Lemma 4. Suppose that $M$ is weakly decisive for $(a,b)$. Then $M$ is decisive for $(a,b)$.
Proof. Let $x \in X \setminus \{a,b\}$. We know that $M$ is weakly decisive for $(x,b)$.
Suppose that all voters from $M$ have the following ordering $a \prec x \prec b$ and all voters from $M^c$ have ordering $u_1 \prec u_2 \prec x$, where $(u_1,u_2)=(a,b)$ or $(u_1,u_2)=(b,a)$.
Let $\prec^*$ be the ordering obtained from function $F$ applied to these orderings.
Then $x \prec^* b$. From R1 we get $b\prec^* x$. Therefore $b \prec^* a$.
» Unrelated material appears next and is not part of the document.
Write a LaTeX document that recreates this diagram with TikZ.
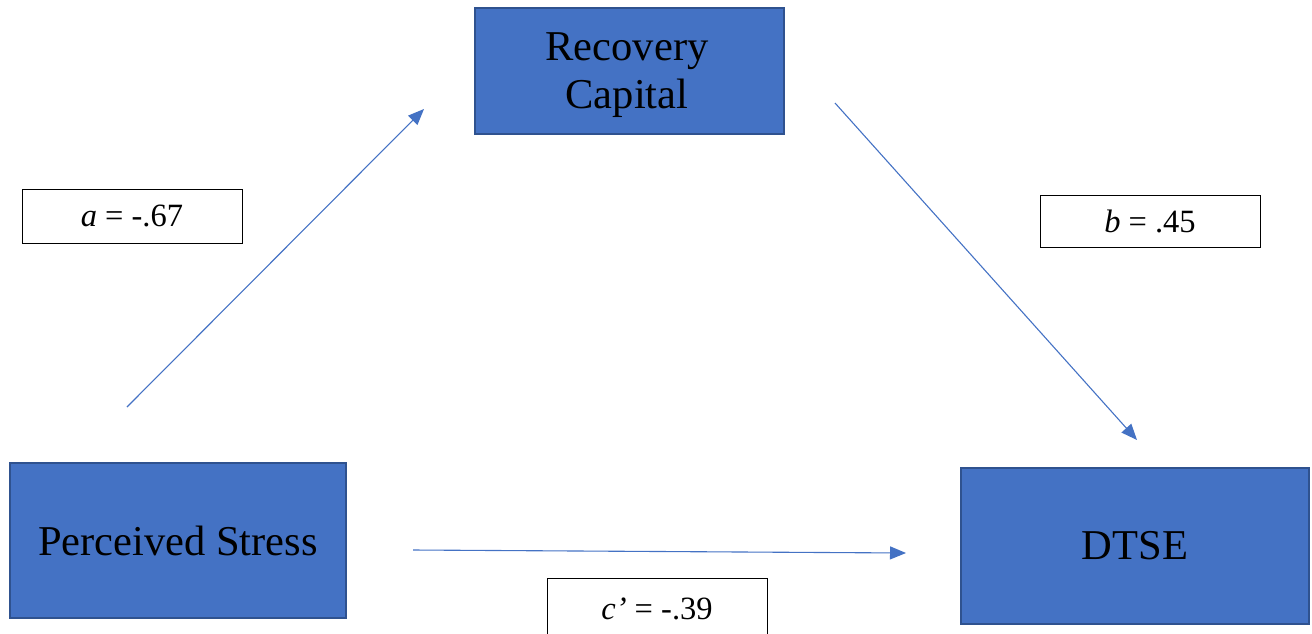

Corollary. The following sentences are equivalent:
- $(\exists a,b\in X)(M$ is weakly decisive for $(a,b))$
- $(\forall a,b\in X)(M$ is weakly decisive for $(a,b))$
- $(\forall a,b\in X)(M$ is decisive for $(a,b))$
We say that $M$ is decisive if there exists a pair $(a,b)$ such that $M$ is decisive for $(a,b)$. Note that this is equivalent to say that $M$ is decisive for every pair $(a,b)$.
Lemma 5. Suppose that $M$ is decisive and that $M=M_1\cup M_2$, where $M_1\cap M_2=\emptyset$, $M_1\neq\emptyset$ and $M_2\neq\emptyset$. Then $M_1$ or $M_2$ is decisive.
Proof. Let us fix three pairwise different elements $x,y,z \in X$. We put the following orderings:
- $z \prec y \prec x$ on $M_1$
- $x \prec z \prec y$ on $M_2$
- $y \prec x \prec z$ on $(M_1\cup M_2)^c$
- $z \prec x$: then $M_1$ is decisive for $(z,x)$
- $x \prec z$: then we have $x \prec^* y$, so $M_2$ is decisive for $(x,y)$
From Lemma 5 (applied several times) we deduce that there exists $i$ such that $\{i\}$ is decisive. And this means that $\{i\}$ is decisive for all pairs $(a,b)$. This means that preferences of $i$ decides about the voting procedure. Voter $i$ may be treated as dictator.